April 26, 2005

On the Minutemen

I was reading up on the lobbying efforts of the Minutemen to force Washington to tighten immigration control on the Mexican border. This is supposed to be one of those fissure issues that cuts across the GOP base, although I haven't yet heard anyone suggest that, in and of itself, it would be enough to put Hillary in the White House in '08.

I have to say that I am extremely ambivalent on this issue.

On the one hand, I understand all the arguments related to border security in the face of the terrorist threat. I also understand the arguments about sovereignty, the preservation of legal immigration and not penalizing those people who go through the proper channels.
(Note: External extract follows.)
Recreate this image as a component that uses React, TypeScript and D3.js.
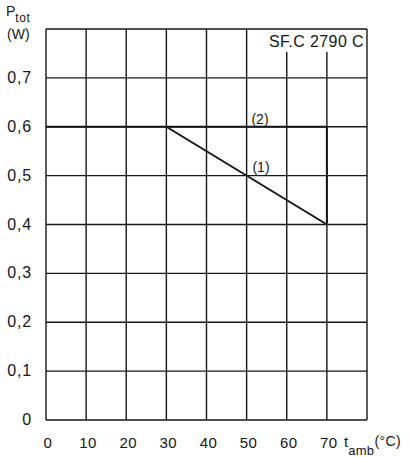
import * as d3 from 'd3'
import React from 'react'

// ambient temperature grid (°C) and power grid (W)
const tempTicks = [0, 10, 20, 30, 40, 50, 60, 70, 80]
const tempLabels = ['0', '10', '20', '30', '40', '50', '60', '70']
const powerTicks = [0, 0.1, 0.2, 0.3, 0.4, 0.5, 0.6, 0.7, 0.8]
const powerLabels = ['0', '0,1', '0,2', '0,3', '0,4', '0,5', '0,6', '0,7']

// derating curves
const curve1Temp = [0, 30, 70]
const curve1Power = [0.6, 0.6, 0.4]
const curve2Temp = [30, 70, 70]
const curve2Power = [0.6, 0.6, 0.4]

const W = 411
const H = 457
const FONT = '"Liberation Sans", Arial, Helvetica, sans-serif'

export default function App() {
  const ref = React.useRef<SVGSVGElement>(null)

  React.useEffect(() => {
    const svg = d3.select(ref.current)
    svg.selectAll('*').remove()

    const x = d3.scaleLinear().domain([0, 80]).range([46, 367])
    const y = d3.scaleLinear().domain([0, 0.8]).range([420, 29])
    const ink = '#161616'

    const grid = svg.append('g').attr('stroke', ink).attr('stroke-width', 1.4)

    // horizontal lines
    grid.selectAll('.h')
      .data(powerTicks)
      .enter().append('line')
      .attr('x1', x(0)).attr('x2', x(80))
      .attr('y1', d => y(d)).attr('y2', d => y(d))

    // vertical lines, 60 and 70 leave room for the type label
    grid.selectAll('.v')
      .data(tempTicks)
      .enter().append('line')
      .attr('x1', d => x(d)).attr('x2', d => x(d))
      .attr('y1', d => (d === 60 || d === 70 ? y(0.8) + 23 : y(0.8)))
      .attr('y2', y(0))

    const line = d3.line<number>()
      .x(d => x(d))

    const drawCurve = (ts: number[], ps: number[]) => {
      svg.append('path')
        .attr('d', line.y((_, i) => y(ps[i]))(ts))
        .attr('fill', 'none')
        .attr('stroke', ink)
        .attr('stroke-width', 2)
        .attr('stroke-linejoin', 'round')
    }
    drawCurve(curve1Temp, curve1Power)
    drawCurve(curve2Temp, curve2Power)

    const text = svg.append('g')
      .attr('fill', ink)
      .attr('font-family', FONT)

    text.selectAll('.yl')
      .data(powerLabels)
      .enter().append('text')
      .attr('x', 32)
      .attr('y', (_, i) => y(powerTicks[i]) + 5)
      .attr('text-anchor', 'end')
      .attr('font-size', 16)
      .attr('letter-spacing', 0.8)
      .text(d => d)

    text.selectAll('.xl')
      .data(tempLabels)
      .enter().append('text')
      .attr('x', (_, i) => x(tempTicks[i]) + 2)
      .attr('y', 448)
      .attr('text-anchor', 'middle')
      .attr('font-size', 15)
      .attr('letter-spacing', 0.5)
      .text(d => d)

    // axis titles
    const yt = text.append('text').attr('x', 6).attr('y', 16).attr('font-size', 14)
    yt.append('tspan').text('P')
    yt.append('tspan').attr('dy', 6).attr('font-size', 12).attr('letter-spacing', 0.6).text('tot')
    text.append('text').attr('x', 7).attr('y', 39).attr('font-size', 14).text('(W)')

    const xt = text.append('text').attr('x', 344).attr('y', 447).attr('font-size', 15)
    xt.append('tspan').text('t')
    xt.append('tspan').attr('dy', 8).attr('font-size', 13).attr('letter-spacing', 0.3).text('amb')
    xt.append('tspan').attr('dy', -9).attr('font-size', 14).attr('letter-spacing', 0.4).text('(°C)')

    text.append('text')
      .attr('x', 364).attr('y', 47)
      .attr('text-anchor', 'end')
      .attr('font-size', 16)
      .attr('letter-spacing', 0.4)
      .text('SF.C 2790 C')

    text.append('text').attr('x', 260).attr('y', 124).attr('text-anchor', 'middle').attr('font-size', 14).text('(2)')
    text.append('text').attr('x', 261).attr('y', 172).attr('text-anchor', 'middle').attr('font-size', 14).text('(1)')
  })

  return (
    <div style={{ position: 'absolute', left: 0, top: 0, background: '#fff' }}>
      <svg ref={ref} width={W} height={H} style={{ display: 'block' }} />
    </div>
  )
}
And I suppose that I understand the argument that tighter border security will serve to foster badly-needed political and economic reform in Mexico.

On the other hand, I also understand that the average guy trying to get across the border is just trying to find a way to make enough money for his own and his family's survival. And he braves extremely harsh climate, hordes of poisonous wildlife, murderous banditos and a host of other dangers just so he can get into the U.S. and make less than minimum wage harvesting fruit, working as a laborer or taking on some other scut-work that nobody else wants to do. He's neither a statistic nor a political pawn. Rather, maybe he's both, but he's a human being also. And if I were in his place, I'd probably be trying to swim the Rio Grande, too.

What should the U.S. actually be doing? I dunno. As I say, I haven't figured out where I come down on the issue. But I'm somewhat dubious that a bunch of vigilantes added to the mix is going to do anybody any good.

UPDATE: Eric at Classical Values has a post up about the semantics of the debate. I see in the comments that I've already fallen into this trap inadvertently.

Posted by Robert at April 26, 2005 12:11 PM
Comments

Unless you can specify a case where one of the Minutemen detained an illegal immigrant, you should probably replace the term "vigilantes" with "neighborhood watch (for a huge neighborhood)."

My understanding is that the Minutemen simply observed, tracked, and reported illegals to the Border Patrol. Did I miss a story somewhere?

In any case, until the immigration law changes, illegal immigrants are still criminals, whowever noble their aspirations.

Posted by: Scott Crawford at April 26, 2005 12:54 PM

Personally, I have no beef with making legal immigration easier while at the same time clamping down on illegal immigration.

Posted by: Brian B at April 26, 2005 01:19 PM
What should the U.S. actually be doing? I dunno. As I say, I haven't figured out where I come down on the issue.
How about encouraging reforms in Mexico that would encourage growth there? The number of things that could be done is vast (from tax reform to land reform) and we have plenty of sticks to use cf. remittances. Posted by: Dave Schuler at April 26, 2005 01:37 PM

The other needed reform, which no one talks about, is the establishment of some kind of casual labor category that would allow business owners and consumers to legally hire workers without the expense of calculating and submitting FICA, Unemployment insurance and Social Security. If you did that, I don't think you'd even need to lower the minimum wage for this class of worker.

I firmly believe that the ability to escape these requirements is what leads most employers to hire illegal aliens, more than the ability to pay them sub-minimum wage. (Agricultre jobs possibly excluded.)

Posted by: Eric J at April 26, 2005 01:41 PM

The use of the term vigilante is pretty much a smear term, IMO. Just ask yourself, what would a neighborhood watch look like for that neighborhood? If the Minutemen aren't doing anything different, vigilante is inappropriate. If the only thing that differentiates them from vigilantes is that they don't actually live on the border, that makes them about as threatening as Curtis Sliwa's Guardian Angels group, still not vigilantes by any stretch of the imagination.

If La Raza/Mecha et al would do the same thing as the Kosovo Albanian diaspora did, collect a voluntary 3% tax to fix their homeland we'd have a winner as long as they had a Rugova figure spending the money and not a KLA type.